All of a sudden, what happens in the Senate is more about Mr. Ashe than it is the issue being debated. That’s not something entirely of Mr. Ashe’s making. But it’s something that will be foisted upon him as the media does its daily accounting of what happens during the session. His motives will be second-guessed. It can’t be otherwise. Past behaviors will be part of the narrative.

It makes the relationship between Mr. Ashe and Ms. Johnson more difficult than it would be otherwise. It’s not insurmountable, but it’s a factor. Mr. Ashe now has a personal incentive to make sure that whatever happens in the Legislature plays to his advantage, understanding that mistakes or confusion also play to his disadvantage. What works for him, may not work for all parts of his party, which could become problematic if a more mainstream Democrat — former House Speaker Shap Smith, for example — decided to challenge him in the primary.

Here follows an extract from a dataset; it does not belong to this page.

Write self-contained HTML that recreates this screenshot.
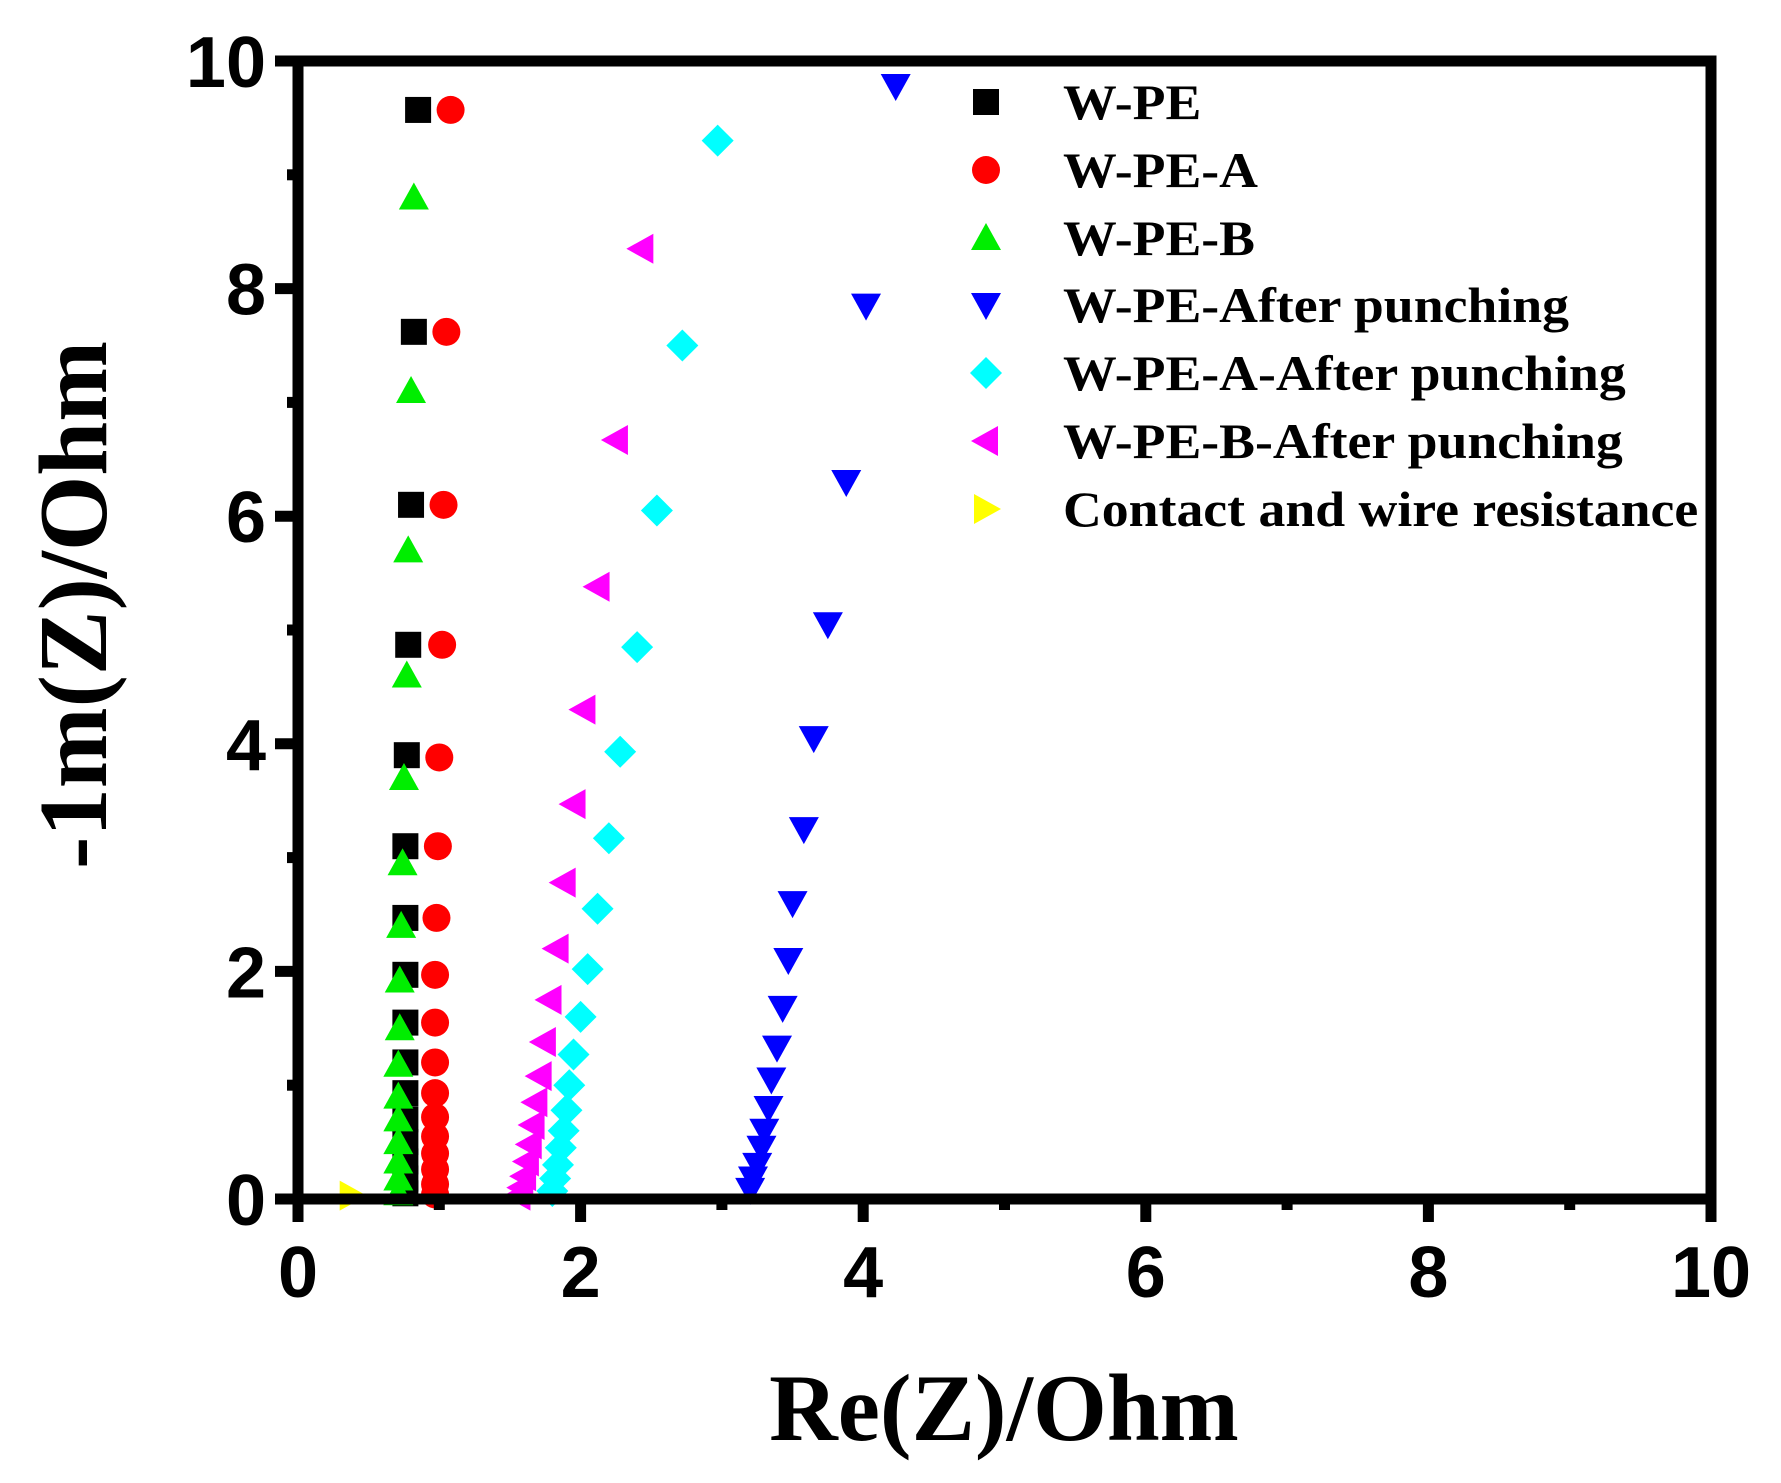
<!DOCTYPE html>
<html><head><meta charset="utf-8"><style>
html,body{margin:0;padding:0;background:#fff;}
svg{display:block;}
</style></head><body>
<svg id="s" width="1781" height="1483" viewBox="0 0 1781 1483" xmlns="http://www.w3.org/2000/svg">
<defs>
<rect id="sq" x="-13" y="-13" width="26" height="26" fill="#000"/>
<circle id="ci" r="14" fill="#ff0000"/>
<polygon id="tu" points="0,-15 15,12 -15,12" fill="#00ee00"/>
<polygon id="td" points="0,15 15,-12 -15,-12" fill="#0000ff"/>
<polygon id="di" points="0,-16 16,0 0,16 -16,0" fill="#00ffff"/>
<polygon id="tl" points="-15,0 12,-15 12,15" fill="#ff00ff"/>
<polygon id="tr" points="15,0 -12,-15 -12,15" fill="#ffff00"/>
</defs>
<g id="pts"></g>
<g stroke="#000" stroke-width="11" fill="none">
<rect x="298" y="61" width="1413" height="1138"/>
</g>
<g id="ticks" stroke="#000" stroke-width="11"></g>
<g font-family="Liberation Sans, Arial, sans-serif" font-weight="bold" font-size="72" fill="#000" id="lbl"></g>
<g transform="translate(1063,0) scale(1.075,1)" font-family="Liberation Serif, Times New Roman, serif" font-weight="bold" font-size="50" fill="#000">
<text x="0" y="119">W-PE</text>
<text x="0" y="187">W-PE-A</text>
<text x="0" y="255">W-PE-B</text>
<text x="0" y="322">W-PE-After punching</text>
<text x="0" y="390">W-PE-A-After punching</text>
<text x="0" y="458">W-PE-B-After punching</text>
<text x="0" y="526">Contact and wire resistance</text>
</g>
<use href="#sq" x="986" y="102"/>
<use href="#ci" x="986" y="170"/>
<use href="#tu" x="986" y="238"/>
<use href="#td" x="986" y="305"/>
<use href="#di" x="986" y="373"/>
<use href="#tl" x="986" y="441"/>
<use href="#tr" x="986" y="509"/>
<text x="1004" y="1440" text-anchor="middle" font-family="Liberation Serif, Times New Roman, serif" font-weight="bold" font-size="95">Re(Z)/Ohm</text>
<text transform="translate(106,605) rotate(-90)" text-anchor="middle" font-family="Liberation Serif, Times New Roman, serif" font-weight="bold" font-size="97">-1m(Z)/Ohm</text>
</svg>
<script>
var NS="http://www.w3.org/2000/svg";
function X(v){return 298+v*141.3;}
function Y(v){return 1199-v*113.8;}
var series={
 sq:[[0.85,9.57],[0.82,7.62],[0.8,6.1],[0.78,4.87],[0.77,3.9],[0.76,3.1],[0.76,2.47],[0.76,1.97],[0.76,1.55],[0.76,1.2],[0.76,0.93],[0.76,0.7],[0.76,0.5],[0.76,0.33],[0.76,0.18],[0.76,0.05]],
 tu:[[0.82,8.8],[0.8,7.1],[0.78,5.7],[0.77,4.6],[0.75,3.7],[0.74,2.95],[0.73,2.4],[0.72,1.92],[0.72,1.5],[0.71,1.18],[0.71,0.9],[0.71,0.7],[0.71,0.5],[0.71,0.33],[0.71,0.18],[0.71,0.05]],
 ci:[[1.08,9.57],[1.05,7.62],[1.03,6.1],[1.02,4.87],[1.0,3.88],[0.99,3.1],[0.98,2.47],[0.97,1.97],[0.97,1.55],[0.97,1.2],[0.97,0.93],[0.97,0.72],[0.97,0.55],[0.97,0.4],[0.97,0.26],[0.97,0.13],[0.97,0.04]],
 td:[[4.23,9.78],[4.02,7.85],[3.88,6.3],[3.75,5.05],[3.65,4.05],[3.58,3.25],[3.5,2.6],[3.47,2.1],[3.43,1.68],[3.39,1.33],[3.35,1.05],[3.33,0.8],[3.3,0.6],[3.28,0.45],[3.25,0.3],[3.22,0.18],[3.2,0.08]],
 di:[[2.97,9.3],[2.72,7.5],[2.54,6.05],[2.4,4.85],[2.28,3.93],[2.2,3.17],[2.12,2.55],[2.05,2.02],[2.0,1.6],[1.95,1.27],[1.92,1.0],[1.9,0.78],[1.88,0.6],[1.86,0.45],[1.84,0.3],[1.82,0.18],[1.8,0.07]],
 tl:[[2.43,8.35],[2.25,6.67],[2.12,5.38],[2.02,4.3],[1.95,3.47],[1.88,2.78],[1.83,2.2],[1.78,1.75],[1.74,1.38],[1.71,1.08],[1.68,0.85],[1.66,0.65],[1.64,0.48],[1.62,0.33],[1.6,0.2],[1.58,0.1],[1.56,0.03]],
 tr:[[0.38,0.03]]
};
var g=document.getElementById('pts');
["sq","tu","ci","td","di","tl","tr"].forEach(function(k){
 series[k].forEach(function(p){var u=document.createElementNS(NS,'use');u.setAttribute('href','#'+k);u.setAttribute('x',X(p[0]));u.setAttribute('y',Y(p[1]));g.appendChild(u);});
});
var t=document.getElementById('ticks'),l=document.getElementById('lbl');
function line(a,b,c,d){var e=document.createElementNS(NS,'line');e.setAttribute('x1',a);e.setAttribute('y1',b);e.setAttribute('x2',c);e.setAttribute('y2',d);t.appendChild(e);}
function txt(x,y,s,anc){var e=document.createElementNS(NS,'text');e.setAttribute('x',x);e.setAttribute('y',y);e.setAttribute('text-anchor',anc);e.textContent=s;l.appendChild(e);}
for(var v=0;v<=10;v++){
 var maj=v%2==0;
 line(X(v),1199,X(v),1199+(maj?23:11));
 line(298,Y(v),298-(maj?23:11),Y(v));
 if(maj){txt(X(v),1297,String(v),'middle');txt(266,Y(v)+26,String(v),'end');}
}
</script>
</body></html>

He will find it necessary to draw a harder edge on issues than he would if his ambition were held to more pedestrian levels.

Then, there’s this: In a Vermont Digger column by political writer John Walters [formerly of Seven Days], he contrasted Mr. Ashe and Ms. Johnson, characterizing Ms. Johnson as being the consensus builder and Mr. Ashe “…more aloof, and widely seen as having trouble working with powerful women.” He quoted a female lawmaker as saying: “Everybody sees how he talks to women in leadership… He needs to make a change — and he has to make up for his past missteps.”

Hmmm. In the #metoo era it’s normally the kiss of death for a politician to be seen as looking down at women regardless of their station. If Mr. Ashe is being viewed as the one who tossed sand in the legislative gears last session, and if he struggles to deal with women in positions of power, then his challenge for the remainder of the session is to be seen as someone who can get things done and who can do so being able to share the credit with others, most notably Ms. Johnson.

With perception being the biggest part of reality that’s a hurdle Mr. Ashe — unfairly or not — faces. Perhaps unfair because being aloof can be more a sign of someone being introspective than being judgmental. Mr. Ashe’s significant other is Paula Routly, publisher and coeditor of Seven Days, hardly a weak woman, or someone who would countenance patronizingly superior behavior. Still, the contention will be something on the minds of those who have the task of explaining Montpelier, and its political players, to the body politic.

Because of Vermont’s small size, the behavior and the vast number of choices our elected leaders in Montpelier make are there for the public to see. Close up and personal. Judgment is swift.

We’re about to see how the promises of comity match up against ambition’s undertow.